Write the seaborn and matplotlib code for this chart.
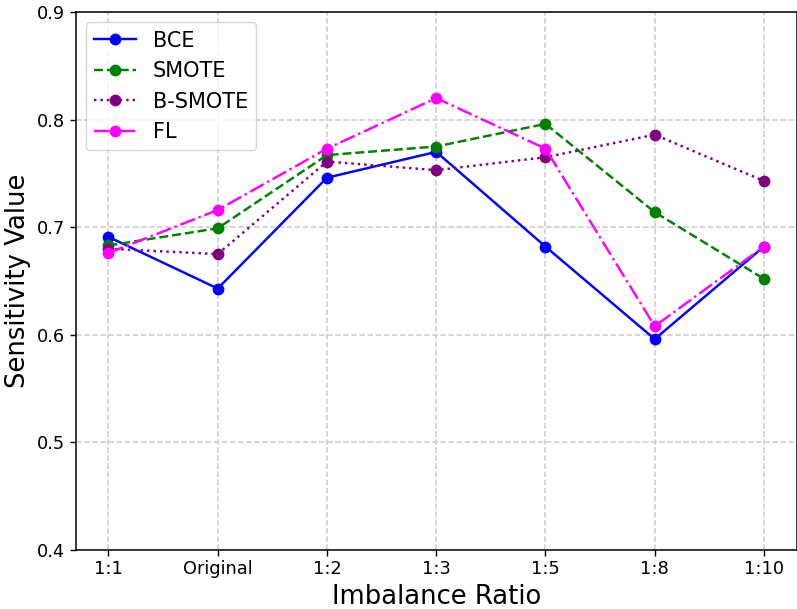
import pandas as pd
import numpy as np
import matplotlib
matplotlib.use("Agg")
import matplotlib.pyplot as plt
import seaborn as sns

# Data
ratios = ['1:1', 'Original', '1:2', '1:3', '1:5', '1:8', '1:10']
bce = [0.691, 0.643, 0.746, 0.770, 0.682, 0.596, 0.682]
smote = [0.683, 0.699, 0.767, 0.775, 0.796, 0.714, 0.652]
b_smote = [0.680, 0.675, 0.761, 0.753, 0.765, 0.786, 0.743]
fl = [0.676, 0.716, 0.773, 0.820, 0.773, 0.608, 0.682]

series = {'BCE': bce, 'SMOTE': smote, 'B-SMOTE': b_smote, 'FL': fl}
colors = {'BCE': 'blue', 'SMOTE': 'green', 'B-SMOTE': 'purple', 'FL': 'magenta'}
styles = {'BCE': '-', 'SMOTE': '--', 'B-SMOTE': ':', 'FL': '-.'}

fig = plt.figure(figsize=(7.97, 6.09), dpi=100)
ax = fig.add_axes([75.7 / 797, 59 / 609, 721 / 797, 538 / 609])

for name, vals in series.items():
    df = pd.DataFrame({'x': np.arange(len(ratios)), 'y': vals})
    sns.lineplot(data=df, x='x', y='y', ax=ax, color=colors[name], linestyle=styles[name],
                 marker='o', markersize=8.5, markeredgewidth=0, linewidth=1.75, label=name)

ax.set_xticks(np.arange(len(ratios)))
ax.set_xticklabels(ratios)
ax.set_ylim(0.4, 0.9)
ax.set_yticks([0.4, 0.5, 0.6, 0.7, 0.8, 0.9])
ax.tick_params(labelsize=12.8, length=4, width=1)
for s in ax.spines.values():
    s.set_linewidth(1.1)
ax.set_xlabel('Imbalance Ratio', fontsize=18.6)
ax.set_ylabel('Sensitivity Value', fontsize=18.6)
ax.grid(True, linestyle='--', color='#cccccc', linewidth=1.1)
ax.legend(loc='upper left', fontsize=15)

fig.savefig('out.png', dpi=100)
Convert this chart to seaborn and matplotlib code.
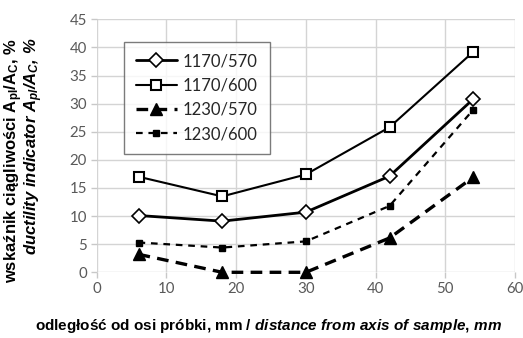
import matplotlib
matplotlib.use("Agg")
import matplotlib.pyplot as plt
import seaborn as sns
import pandas as pd

# distance from sample axis, mm
distance = [6, 18, 30, 42, 54]
# ductility indicator Apl/Ac, %
s_1170_570 = [10.1, 9.1, 10.7, 17.1, 30.8]
s_1170_600 = [17.0, 13.5, 17.4, 25.8, 39.2]
s_1230_570 = [3.2, 0.0, 0.0, 6.1, 16.9]
s_1230_600 = [5.3, 4.4, 5.5, 11.8, 28.9]
series_names = ["1170/570", "1170/600", "1230/570", "1230/600"]
x_ticks = [0, 10, 20, 30, 40, 50, 60]
y_ticks = [0, 5, 10, 15, 20, 25, 30, 35, 40, 45]

df = pd.DataFrame({
    "x": distance * 4,
    "y": s_1170_570 + s_1170_600 + s_1230_570 + s_1230_600,
    "series": sum([[n] * len(distance) for n in series_names], []),
})

sns.set_theme(style="white")
plt.rcParams["font.family"] = ["Lato", "DejaVu Sans"]
plt.rcParams["mathtext.fontset"] = "custom"
plt.rcParams["mathtext.it"] = "Liberation Sans:italic:bold"
plt.rcParams["mathtext.rm"] = "Liberation Sans:bold"

W, H = 523, 338
fig = plt.figure(figsize=(W / 100, H / 100), dpi=100)
ax = fig.add_axes([96.7 / W, 1 - 272.3 / H, (515 - 96.7) / W, (272.3 - 19.3) / H])

styles = {
    "1170/570": dict(marker="D", ms=7, mfc="white", mec="black", mew=1.2, lw=2.0, ls="-"),
    "1170/600": dict(marker="s", ms=7, mfc="white", mec="black", mew=1.5, lw=1.5, ls="-"),
    "1230/570": dict(marker="^", ms=8, mfc="black", mec="black", mew=1.0, lw=2.4, ls=(0, (3.5, 2.2))),
    "1230/600": dict(marker="s", ms=5, mfc="black", mec="black", mew=1.0, lw=1.6, ls=(0, (3.0, 2.6))),
}

for name in series_names:
    st = styles[name]
    sub = df[df["series"] == name]
    sns.lineplot(data=sub, x="x", y="y", ax=ax, color="black", label=name,
                 marker=st["marker"], markersize=st["ms"],
                 markerfacecolor=st["mfc"], markeredgecolor=st["mec"],
                 markeredgewidth=st["mew"], linewidth=st["lw"], linestyle=st["ls"],
                 clip_on=False, zorder=3)

ax.set_xlim(0, 60)
ax.set_ylim(0, 45)
ax.set_xticks(x_ticks)
ax.set_yticks(y_ticks)
ax.grid(True, color="#d4d4d4", linewidth=1.0)
for sp in ax.spines.values():
    sp.set_visible(False)
ax.tick_params(axis="both", which="major", length=4, width=1.0, color="#c8c8c8",
               labelcolor="#595959", labelsize=10.8, pad=3, left=True, bottom=True)
ax.set_xlabel("")
ax.set_ylabel("")

leg = ax.legend(loc="upper left", bbox_to_anchor=(0.065, 0.912), borderaxespad=0,
                frameon=True, fancybox=False, edgecolor="#5a5a5a", fontsize=12,
                handlelength=2.5, handletextpad=0.35, labelspacing=0.5,
                borderpad=0.7)
leg.get_frame().set_linewidth(1.0)
for t in leg.get_texts():
    t.set_color("#262626")

fig.text(268.5 / W, 1 - 326 / H,
         r"odległość od osi próbki, mm / $\mathit{distance\ from\ axis\ of\ sample{,}\ mm}$",
         ha="center", va="center", fontsize=11, fontweight="bold",
         family="Liberation Sans", color="black")

fig.text(13.5 / W, 1 - 38 / H,
         r"wskaźnik ciągliwości A$_\mathregular{pl}$/A$_\mathregular{C}$, %",
         rotation=90, ha="center", va="top", fontsize=12, fontweight="bold",
         family="Liberation Sans", color="black")
fig.text(34 / W, 1 - 38 / H,
         r"ductility indicator A$_\mathregular{pl}$/A$_\mathregular{C}$, %",
         rotation=90, ha="center", va="top", fontsize=12, fontweight="bold",
         fontstyle="italic", family="Liberation Sans", color="black")

fig.savefig("out.png", dpi=100)
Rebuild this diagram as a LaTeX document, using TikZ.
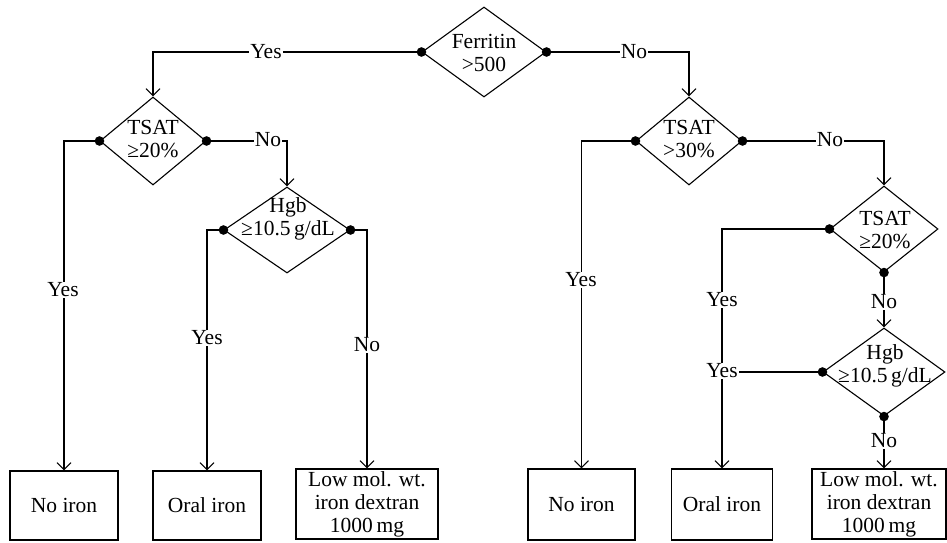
\documentclass[tikz,border=0pt]{standalone}
\usepackage{fontspec}
\setmainfont{Liberation Serif}
\usetikzlibrary{arrows.meta,shapes.geometric}
\begin{document}
\begin{tikzpicture}[x=1pt,y=-1pt,
  every node/.style={font=\fontsize{21.5}{23}\selectfont},
  dia/.style={draw,diamond,line width=1.1pt,inner sep=0pt},
  box/.style={draw,rectangle,line width=1.1pt,align=center,inner sep=0pt},
  lab/.style={fill=white,inner sep=1.2pt},
  txt/.style={align=center,inner sep=0pt},
  conn/.style={line width=1.1pt},
  arr/.style={conn,-{Straight Barb[length=7pt,width=14pt]}},
  dotr/.style={fill=black}
]
\useasboundingbox (0,0) rectangle (947,543);

% diamonds
\node[dia,minimum width=124pt,minimum height=90pt] (f)  at (484,52)  {};
\node[dia,minimum width=106pt,minimum height=88pt] (t1) at (153,141) {};
\node[dia,minimum width=126pt,minimum height=86pt] (h1) at (287,230) {};
\node[dia,minimum width=106pt,minimum height=88pt] (t2) at (689,141) {};
\node[dia,minimum width=108pt,minimum height=86pt] (t3) at (884,229) {};
\node[dia,minimum width=122pt,minimum height=88pt] (h2) at (884,372) {};

% diamond texts
\node[txt] (ft)  at (484,53)  {Ferritin\\>500};
\node[txt] (t1t) at (153,139) {TSAT\\≥20\%};
\node[txt] (h1t) at (288,219) {Hgb\\≥10.5\,g/dL};
\node[txt] (t2t) at (689,139) {TSAT\\>30\%};
\node[txt] (t3t) at (885,230) {TSAT\\≥20\%};
\node[txt] (h2t) at (885,366) {Hgb\\≥10.5\,g/dL};

% outcome boxes
\node[box,minimum width=108pt,minimum height=69pt] (n1) at (64,505.5)  {No iron};
\node[box,minimum width=108pt,minimum height=69pt] (o1) at (207,505.5) {Oral iron};
\node[box,minimum width=142pt,minimum height=70pt] (l1) at (367,504)   {Low mol. wt.\\iron dextran\\1000\,mg};
\node[box,minimum width=107pt,minimum height=71pt] (n2) at (581.5,504.5) {No iron};
\node[box,minimum width=101pt,minimum height=71pt] (o2) at (722,504.5) {Oral iron};
\node[box,minimum width=134pt,minimum height=70pt] (l2) at (879,504)   {Low mol. wt.\\iron dextran\\1000\,mg};

% connectors
\draw[arr] (f.west) -- (f.west -| t1.north) -- (t1.north);
\draw[arr] (f.east) -- (f.east -| t2.north) -- (t2.north);
\draw[arr] (t1.west) -- (t1.west -| n1.north) -- (n1.north);
\draw[arr] (t1.east) -- (t1.east -| h1.north) -- (h1.north);
\draw[arr] (h1.west) -- (h1.west -| o1.north) -- (o1.north);
\draw[arr] (h1.east) -- (h1.east -| l1.north) -- (l1.north);
\draw[arr] (t2.west) -- (t2.west -| n2.north) -- (n2.north);
\draw[arr] (t2.east) -- (t2.east -| t3.north) -- (t3.north);
\draw[arr] (t3.west) -- (t3.west -| o2.north) -- (o2.north);
\draw[arr] (t3.south) -- (h2.north);
\draw[conn] (h2.west) -- (h2.west -| o2.north);
\draw[arr] (h2.south) -- (h2.south |- l2.north);

% dots
\foreach \p in {f.west,f.east,t1.west,t1.east,h1.west,h1.east,t2.west,t2.east,t3.west,t3.south,h2.west,h2.south}
  \fill[dotr] (\p) circle (4.8pt);

% labels
\node[lab] (ly1) at (266,52)  {Yes};
\node[lab] (ln1) at (634,52)  {No};
\node[lab] (ly2) at (63,290)  {Yes};
\node[lab] (ln2) at (268,140) {No};
\node[lab] (ly3) at (207,338) {Yes};
\node[lab] (ln3) at (367,345) {No};
\node[lab] (ly4) at (581,280) {Yes};
\node[lab] (ln4) at (830,140) {No};
\node[lab] (ly5) at (722,300) {Yes};
\node[lab] (ln5) at (884,302) {No};
\node[lab] (ly6) at (722,371) {Yes};
\node[lab] (ln6) at (884,441) {No};
\end{tikzpicture}
\end{document}
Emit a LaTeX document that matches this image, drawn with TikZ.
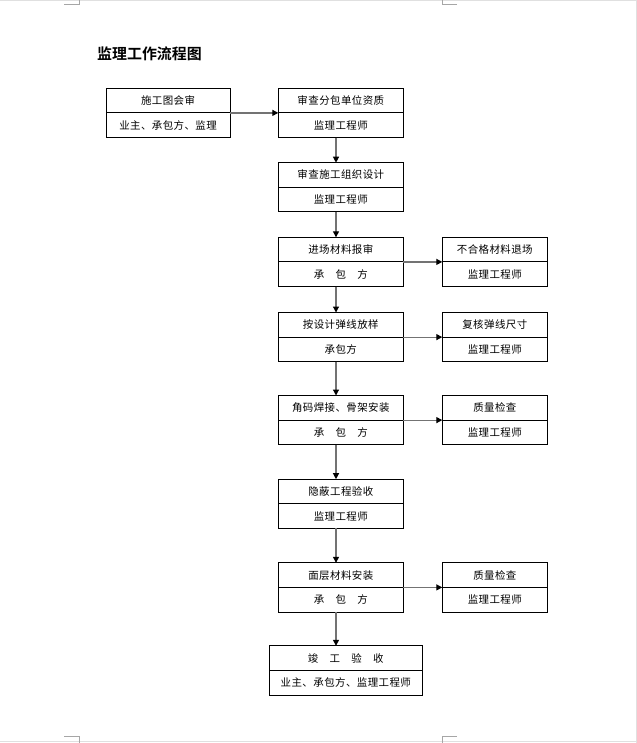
────────────────
STATED TASK: Skip every picture and return the lines above from the top through the one that contains "fl = [0.676, 0.716, 0.773, 0.820, 0.773, 0.608, 0.682]".

RESPONSE:
Write the seaborn and matplotlib code for this chart.
import pandas as pd
import numpy as np
import matplotlib
matplotlib.use("Agg")
import matplotlib.pyplot as plt
import seaborn as sns

# Data
ratios = ['1:1', 'Original', '1:2', '1:3', '1:5', '1:8', '1:10']
bce = [0.691, 0.643, 0.746, 0.770, 0.682, 0.596, 0.682]
smote = [0.683, 0.699, 0.767, 0.775, 0.796, 0.714, 0.652]
b_smote = [0.680, 0.675, 0.761, 0.753, 0.765, 0.786, 0.743]
fl = [0.676, 0.716, 0.773, 0.820, 0.773, 0.608, 0.682]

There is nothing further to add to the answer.